The Price-to-Sales Ratio

Investors frequently evaluate companies based on earnings. But what if there are no earnings, such as with young upstart companies or firms in temporarily tough times? You can focus on revenues instead, with the price-to-sales ratio (PSR).

The PSR takes the market capitalization of a company and divides it by the last 12 months' revenues. The market cap is the current value that the market is giving the company, arrived at by multiplying the current share price by the number of shares outstanding.

Imagine Iditarod Express (ticker: MUSH), famous for its slogan, "when it absolutely has to get to a remote corner of Alaska in the next few weeks." If MUSH has ten million shares outstanding, priced at $10 a share, then its market capitalization is $100 million. If it had $200 million in sales over the last four quarters, its PSR would be 0.50 ($100 million divided by $200 million equals 0.50). Compare the PSR with sales growth. A high PSR isn't necessarily bad if sales are growing rapidly.

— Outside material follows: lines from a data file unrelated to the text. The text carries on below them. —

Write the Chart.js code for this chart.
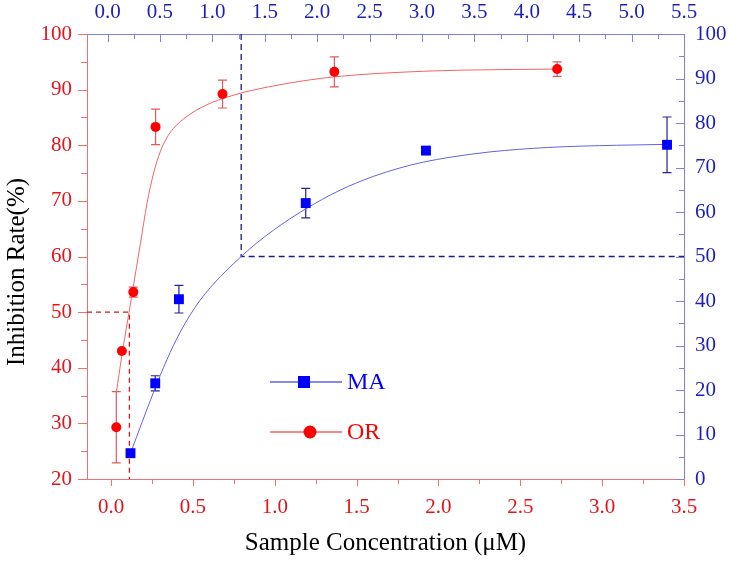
<!DOCTYPE html>
<html>
<head>
<meta charset="utf-8">
<script src="https://cdn.jsdelivr.net/npm/chart.js@4.4.1/dist/chart.umd.min.js"></script>
<style>
  html, body { margin: 0; padding: 0; background: #fff; }
  #wrap { width: 729px; height: 563px; }
</style>
</head>
<body>
<div id="wrap"><canvas id="chart"></canvas></div>
<script>
// OR: bottom (µM) / left (%) axes
const orConc = [0.032, 0.066, 0.136, 0.272, 0.681, 1.364, 2.725];
const orRate = [29.3, 43.0, 53.6, 83.3, 89.2, 93.2, 93.7];
const orErr = [6.4, 0, 0.9, 3.2, 2.5, 2.7, 1.3];

// MA: top / right axes
const maConc = [0.219, 0.455, 0.681, 1.891, 3.038, 5.338];
const maRate = [5.8, 21.5, 40.4, 62.0, 73.8, 75.1];
const maErr = [0, 1.7, 3.1, 3.3, 0, 6.25];

// fitted curves
const orFitX = [0.032, 0.065, 0.110, 0.136, 0.179, 0.220, 0.260, 0.300, 0.340, 0.380, 0.464, 0.586, 0.748, 0.850, 1.074, 1.364, 1.907, 2.375, 2.725];
const orFitY = [35.5, 42.0, 50.0, 54.6, 62.3, 69.6, 75.0, 78.8, 81.3, 83.0, 85.2, 87.3, 89.0, 89.8, 91.1, 92.3, 93.3, 93.6, 93.7];
const maFitX = [0.219, 0.439, 0.566, 0.693, 0.884, 1.275, 1.582, 1.891, 2.218, 2.536, 2.790, 3.012, 3.267, 3.648, 4.200, 4.856, 5.338];
const maFitY = [5.8, 19.5, 26.8, 33.0, 40.2, 50.0, 55.9, 60.7, 64.9, 68.0, 69.9, 71.2, 72.3, 73.5, 74.5, 75.0, 75.2];

// half-inhibition guides
const orIC50 = 0.112;
const maIC50 = 1.275;

// axes
const bottomRange = [-0.147, 3.5];
const topRange = [-0.196, 5.5];
const leftRange = [20, 100];
const rightRange = [0, 100];
const bottomTicks = [0, 0.5, 1, 1.5, 2, 2.5, 3, 3.5];
const topTicks = [0, 0.5, 1, 1.5, 2, 2.5, 3, 3.5, 4, 4.5, 5, 5.5];
const leftTicks = [20, 30, 40, 50, 60, 70, 80, 90, 100];
const rightTicks = [0, 10, 20, 30, 40, 50, 60, 70, 80, 90, 100];

const RED = '#ff0000', RED_TXT = '#e3141b', RED_AXIS = '#e87373', RED_LINE = '#f06464';
const BLUE = '#0000ff', BLUE_TXT = '#1e1eb8', BLUE_AXIS = '#8080e0', BLUE_LINE = '#6262e4';
const FONT = "'Liberation Serif', 'Times New Roman', serif";

const pts = (xs, ys) => xs.map((x, i) => ({ x: x, y: ys[i] }));

// error bars under the markers
const errorBars = {
  id: 'errorBars',
  beforeDatasetsDraw(chart) {
    const ctx = chart.ctx;
    const sets = [
      { xs: orConc, ys: orRate, es: orErr, sx: chart.scales.x, sy: chart.scales.y, color: '#e45858' },
      { xs: maConc, ys: maRate, es: maErr, sx: chart.scales.x2, sy: chart.scales.y2, color: '#22229a' }
    ];
    ctx.save();
    ctx.lineWidth = 1.2;
    sets.forEach(s => {
      ctx.strokeStyle = s.color;
      s.xs.forEach((x, i) => {
        if (!s.es[i]) return;
        const px = s.sx.getPixelForValue(x);
        const top = s.sy.getPixelForValue(s.ys[i] + s.es[i]);
        const bot = s.sy.getPixelForValue(s.ys[i] - s.es[i]);
        ctx.beginPath();
        ctx.moveTo(px, top); ctx.lineTo(px, bot);
        ctx.moveTo(px - 4.5, top); ctx.lineTo(px + 4.5, top);
        ctx.moveTo(px - 4.5, bot); ctx.lineTo(px + 4.5, bot);
        ctx.stroke();
      });
    });
    ctx.restore();
  }
};

// Origin-style major/minor tick marks
function marks(ctx, scale, from, to, step, major, side, len, minorLen) {
  const a = scale.chart.chartArea;
  for (let v = from; v <= to + 1e-9; v += step) {
    const isMajor = Math.abs(v / major - Math.round(v / major)) < 1e-6;
    const l = isMajor ? len : minorLen;
    const p = Math.round(scale.getPixelForValue(v)) + 0.5;
    ctx.beginPath();
    if (side === 'left') { ctx.moveTo(a.left - l, p); ctx.lineTo(a.left, p); }
    if (side === 'right') { ctx.moveTo(a.right - l, p); ctx.lineTo(a.right, p); }
    if (side === 'bottom') { ctx.moveTo(p, a.bottom); ctx.lineTo(p, a.bottom + l); }
    if (side === 'top') { ctx.moveTo(p, a.top); ctx.lineTo(p, a.top + l); }
    ctx.stroke();
  }
}

const tickMarks = {
  id: 'tickMarks',
  afterDraw(chart) {
    const ctx = chart.ctx, s = chart.scales;
    ctx.save();
    ctx.lineWidth = 1;
    ctx.strokeStyle = RED_AXIS;
    marks(ctx, s.y, 20, 100, 5, 10, 'left', 9, 6);
    marks(ctx, s.x, 0, 3.5, 0.25, 0.5, 'bottom', 7, 5);
    ctx.strokeStyle = BLUE_AXIS;
    marks(ctx, s.y2, 0, 100, 5, 10, 'right', 8, 5);
    marks(ctx, s.x2, 0, 5.5, 0.25, 0.5, 'top', 8, 5);

    // y title, a little below the axis centre as in the original
    ctx.fillStyle = '#000';
    ctx.font = '25px ' + FONT;
    ctx.textAlign = 'center';
    ctx.textBaseline = 'middle';
    ctx.translate(17, 272);
    ctx.rotate(-Math.PI / 2);
    ctx.fillText('Inhibition Rate(%)', 0, 0);
    ctx.restore();
  }
};

// legend drawn inside the plot
const innerLegend = {
  id: 'innerLegend',
  afterDatasetsDraw(chart) {
    const ctx = chart.ctx;
    const rows = [
      { ds: chart.data.datasets[1], y: 382, line: BLUE_LINE, txt: BLUE },
      { ds: chart.data.datasets[0], y: 432, line: RED_LINE, txt: RED }
    ];
    ctx.save();
    rows.forEach((r, i) => {
      ctx.strokeStyle = r.line;
      ctx.lineWidth = 1.3;
      ctx.beginPath();
      ctx.moveTo(270, r.y); ctx.lineTo(342, r.y);
      ctx.stroke();
      ctx.fillStyle = r.ds.backgroundColor;
      if (i === 0) ctx.fillRect(298, r.y - 6, 12, 12);
      else { ctx.beginPath(); ctx.arc(310, r.y, 6.5, 0, Math.PI * 2); ctx.fill(); }
      ctx.fillStyle = r.txt;
      ctx.font = '24px ' + FONT;
      ctx.textAlign = 'left';
      ctx.textBaseline = 'middle';
      ctx.fillText(r.ds.label, 347, r.y + 1);
    });
    ctx.restore();
  }
};

function fixBox(size, key) {
  return sc => {
    sc[key] = size;
    sc.paddingLeft = sc.paddingRight = sc.paddingTop = sc.paddingBottom = 0;
  };
}

function axis(pos, range, ticks, color, borderColor, size, pad, fmt) {
  const horiz = pos === 'top' || pos === 'bottom';
  return {
    type: 'linear',
    position: pos,
    min: range[0],
    max: range[1],
    afterBuildTicks: sc => { sc.ticks = ticks.map(v => ({ value: v })); },
    afterFit: fixBox(size, horiz ? 'height' : 'width'),
    grid: { display: false, drawTicks: false },
    border: { display: true, color: borderColor, width: 1 },
    ticks: {
      color: color,
      padding: pad,
      autoSkip: false,
      maxRotation: 0,
      font: { family: FONT, size: 21 },
      callback: fmt
    }
  };
}

const xBottom = axis('bottom', bottomRange, bottomTicks, RED_TXT, RED_AXIS, 84, 16, v => v.toFixed(1));
xBottom.title = {
  display: true,
  text: 'Sample Concentration (μM)',
  color: '#000',
  font: { family: FONT, size: 25 },
  padding: { top: 0, bottom: 5 }
};

new Chart(document.getElementById('chart'), {
  type: 'scatter',
  data: {
    datasets: [
      {
        label: 'OR', data: pts(orConc, orRate), xAxisID: 'x', yAxisID: 'y',
        backgroundColor: RED, borderColor: RED, pointStyle: 'circle', pointRadius: 5, borderWidth: 0, order: 0
      },
      {
        label: 'MA', data: pts(maConc, maRate), xAxisID: 'x2', yAxisID: 'y2',
        backgroundColor: BLUE, borderColor: BLUE, pointStyle: 'rect', pointRadius: 7, borderWidth: 0, order: 0
      },
      {
        label: 'OR fit', data: pts(orFitX, orFitY), xAxisID: 'x', yAxisID: 'y', showLine: true,
        borderColor: RED_LINE, borderWidth: 1, pointRadius: 0, cubicInterpolationMode: 'monotone', order: 2
      },
      {
        label: 'MA fit', data: pts(maFitX, maFitY), xAxisID: 'x2', yAxisID: 'y2', showLine: true,
        borderColor: BLUE_LINE, borderWidth: 1, pointRadius: 0, cubicInterpolationMode: 'monotone', order: 2
      },
      {
        label: 'OR half', data: [{ x: bottomRange[0], y: 50 }, { x: orIC50, y: 50 }, { x: orIC50, y: leftRange[0] }],
        xAxisID: 'x', yAxisID: 'y', showLine: true, borderColor: '#c81e1e', borderWidth: 1.3,
        borderDash: [5, 4], pointRadius: 0, order: 3
      },
      {
        label: 'MA half', data: [{ x: maIC50, y: rightRange[1] }, { x: maIC50, y: 50 }, { x: topRange[1], y: 50 }],
        xAxisID: 'x2', yAxisID: 'y2', showLine: true, borderColor: '#1c1c8c', borderWidth: 1.3,
        borderDash: [6, 4], pointRadius: 0, order: 3
      }
    ]
  },
  options: {
    responsive: true,
    maintainAspectRatio: false,
    animation: false,
    layout: { padding: 0 },
    plugins: { legend: { display: false }, tooltip: { enabled: false } },
    scales: {
      x: xBottom,
      x2: axis('top', topRange, topTicks, BLUE_TXT, BLUE_AXIS, 34, 9, v => v.toFixed(1)),
      y: axis('left', leftRange, leftTicks, RED_TXT, RED_AXIS, 87, 15, v => v),
      y2: axis('right', rightRange, rightTicks, BLUE_TXT, BLUE_AXIS, 45, 11, v => v)
    }
  },
  plugins: [errorBars, tickMarks, innerLegend]
});
</script>
</body>
</html>
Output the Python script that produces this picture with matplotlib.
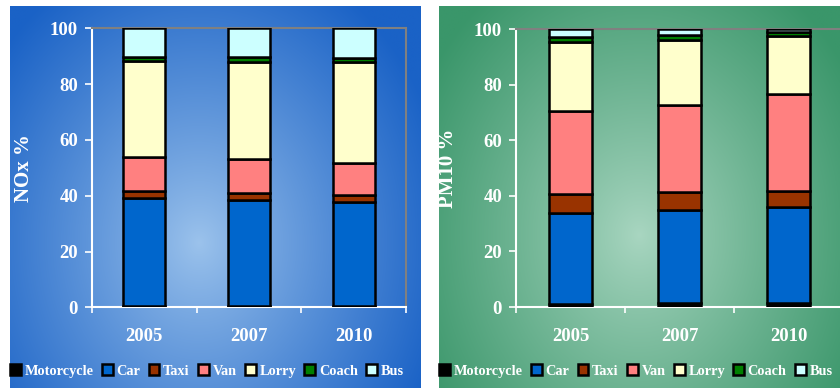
import numpy as np
import matplotlib
matplotlib.use("Agg")
import matplotlib.pyplot as plt
from matplotlib.font_manager import FontProperties

# ---- data (percent share of road-transport emissions) ----
years = ["2005", "2007", "2010"]
vehicles = ["Motorcycle", "Car", "Taxi", "Van", "Lorry", "Coach", "Bus"]
vehicle_colors = ["#000000", "#0066CC", "#993300", "#FF8080", "#FFFFCC", "#008000", "#CCFFFF"]

nox_motorcycle = [0.3, 0.3, 0.3]
nox_car = [38.8, 38.2, 37.4]
nox_taxi = [2.7, 2.6, 2.5]
nox_van = [12.2, 11.9, 11.4]
nox_lorry = [34.2, 34.8, 36.2]
nox_coach = [1.6, 2.0, 1.4]
nox_bus = [10.2, 10.2, 10.8]

pm10_motorcycle = [1.0, 1.5, 1.5]
pm10_car = [32.9, 33.4, 34.3]
pm10_taxi = [6.7, 6.6, 6.0]
pm10_van = [29.8, 31.2, 34.8]
pm10_lorry = [24.9, 23.5, 20.8]
pm10_coach = [1.8, 1.5, 1.6]
pm10_bus = [2.9, 2.3, 1.0]

nox_series = [nox_motorcycle, nox_car, nox_taxi, nox_van, nox_lorry, nox_coach, nox_bus]
pm10_series = [pm10_motorcycle, pm10_car, pm10_taxi, pm10_van, pm10_lorry, pm10_coach, pm10_bus]

W, H = 840, 388
fig = plt.figure(figsize=(W / 100, H / 100), dpi=100)
fig.patch.set_facecolor("white")

tick_font = FontProperties(family="Liberation Serif", weight="bold", size=13.5)
label_font = FontProperties(family="Liberation Serif", weight="bold", size=15)
legend_font = FontProperties(family="Liberation Serif", weight="bold", size=10.3)


def hexrgb(h):
    h = h.lstrip("#")
    return np.array([int(h[i:i + 2], 16) / 255 for i in (0, 2, 4)])


def gradient_panel(rect, edge, centre, cx, cy, rx, ry):
    bg = fig.add_axes(rect, zorder=-10)
    yy, xx = np.mgrid[0:1:300j, 0:1:300j]
    d = np.sqrt(((xx - cx) / rx) ** 2 + ((yy - cy) / ry) ** 2)
    t = np.clip(d, 0, 1) ** 0.9
    rgb = hexrgb(centre) * (1 - t)[..., None] + hexrgb(edge) * t[..., None]
    bg.imshow(rgb, extent=(0, 1, 0, 1), origin="upper", aspect="auto",
              interpolation="bilinear")
    bg.set_axis_off()


def stacked_chart(rect, series, ylabel, label_x):
    ax = fig.add_axes(rect)
    ax.patch.set_visible(False)
    x = np.arange(len(years))
    bottom = np.zeros(len(years))
    handles = []
    for name, vals, col in zip(vehicles, series, vehicle_colors):
        vals = np.asarray(vals, dtype=float)
        b = ax.bar(x, vals, 0.4, bottom=bottom, color=col, edgecolor="black",
                   linewidth=1.8, label=name, zorder=3)
        handles.append(b)
        bottom += vals
    ax.set_xlim(-0.5, 2.5)
    ax.set_ylim(0, 100)
    ax.set_yticks([0, 20, 40, 60, 80, 100])
    ax.set_xticks([-0.5, 0.5, 1.5, 2.5])
    ax.set_xticklabels([])
    ax.set_xticks(x, minor=True)
    ax.set_xticklabels(years, minor=True)
    ax.tick_params(axis="x", which="major", colors="white", direction="out",
                   length=4.5, width=1.2)
    ax.tick_params(axis="x", which="minor", length=0, pad=15, colors="white")
    ax.tick_params(axis="y", colors="white", direction="out", length=5, width=1.2, pad=5)
    for lab in ax.get_xticklabels(minor=True) + ax.get_yticklabels():
        lab.set_fontproperties(tick_font)
        lab.set_color("white")
    for side in ("left", "bottom"):
        ax.spines[side].set_color("white")
        ax.spines[side].set_linewidth(1.5)
    for side in ("top", "right"):
        ax.spines[side].set_color("#808080")
        ax.spines[side].set_linewidth(1.5)
    ax.set_ylabel(ylabel, fontproperties=label_font, color="white")
    ax.yaxis.set_label_coords(label_x, 0.5)
    return ax, handles


def px_rect(x0, y_top, x1, y_bot):
    return [x0 / W, (H - y_bot) / H, (x1 - x0) / W, (y_bot - y_top) / H]


# background panels
gradient_panel([10 / W, 0, 411 / W, 382 / H], "#1A62C6", "#9CC3EC", 0.46, 0.62, 0.62, 0.80)
gradient_panel([439 / W, 0, 401 / W, 382 / H], "#3A966A", "#A9D6C1", 0.50, 0.60, 0.62, 0.80)

ax1, h1 = stacked_chart(px_rect(92, 28.3, 406, 307.3), nox_series, "NOx %", -0.185)
ax2, h2 = stacked_chart(px_rect(516, 29, 843, 307), pm10_series, "PM10 %", -0.177)

for handles, x0 in ((h1, 10), (h2, 439)):
    fig.legend(handles, vehicles, ncol=7, loc="center left",
               bbox_to_anchor=(x0 / W, (H - 371) / H), frameon=False,
               prop=legend_font, labelcolor="white", handlelength=0.75,
               handleheight=0.75, handletextpad=0.25, columnspacing=0.6,
               borderpad=0, borderaxespad=0)

fig.savefig("out.png", dpi=100, facecolor=fig.get_facecolor())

The price-to-sales ratio is especially handy with start-ups, small-cap companies, and unprofitable firms. Assume that Iditarod Express lost money in the past year, but has a PSR of 0.50 when its peers have PSRs of 2.0 or higher. If it can turn itself around and start making money again, it's likely to have a substantial upside if it can match competitors' profit margins. There are some years during recessions when none of the auto companies are profitable. This doesn't mean they're all worthless and there's no way to compare them. You just need to use the PSR instead of the price-to-earnings (P/E) ratio. Measure how much you are paying for a dollar of sales instead of a dollar of earnings.

Despite its usefulness, the PSR should never be the only number you crunch. It can give you a nice context for a company's value relative to its industry peers but while sales growth is great, revenues must be transformed into rising earnings to make shareholders happy. How much a company earns off its sales will eventually drive up the value of the business and the stock.